Oyster & Limnophila Rugosa. 

Salmon & Apple. 

Amaebi & Chorizo.

Cod & Aioli in the foreground; Eel & Garlic pierced with the heart shaped skewer.

Tomato & Parmesan. 

Thyme & Cinnamon.

Beef Pho–now, this dish, was mind-blowing. Somehow they managed to capture the deep flavours of the iconic Vietnamese rice noodle dish into this thin sheet of a gelatinous texture. I still think about this one often (and mind you, it's been 1.5 years) though I think their menu would've changed by now. 

Carabineros Curry.

Tooth Fish & Seaweed.

My view–

–And his.

Scallop & Sawtooth.

Lobster & Scallion.

Pigeon & Clausena Indica.

Pigeon & Clausena Indica part II. It also came with a broth–that bowl you see in the above two photos.

Beef & Galangal in the foreground; Sourdough & Black Garlic in the background.

A palette cleanser, Watermelon & Strawberry, before the dessert courses, one of which I somehow did not photograph, but it was a Whiskey & Coconut dish. 

Peach & Yogurt in the glasses; Milk & Sesame sandwiched and caught in the depths of dry ice fog. 

Lychee & Mango. 

Such a gorgeous line-up of twenty courses each, which set us back by around S$115/ per pax.

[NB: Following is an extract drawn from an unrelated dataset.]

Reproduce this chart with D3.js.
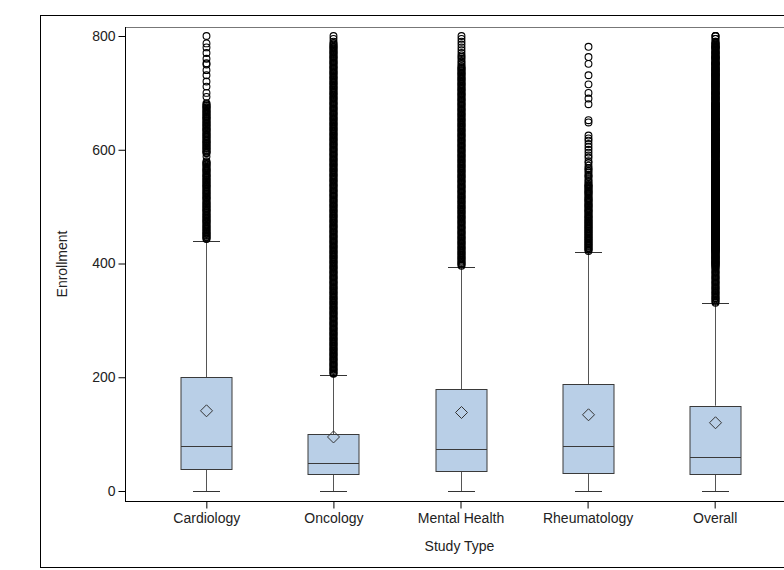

I can't recommend this enough, for anyone visiting Hanoi looking to celebrate a special occasion. It was the perfect way to end our holiday in Hanoi, though not before strolling around the streets one final time and picking up a couple of snacks along the way.  

Rotiboy-style buns from a street vendor. 

Strawberry ice cream rolls. 

Despite it being a relatively short five-day getaway, we definitely got a good glimpse (and taste!) of both the traditional and modern aspects of Hanoi, and this city truly has so much good to offer. I don't doubt its status as a rising Southeast Asian go-to destination, and can see myself returning to the country, though as a self-professed city chick, I'll probably head to Saigon next.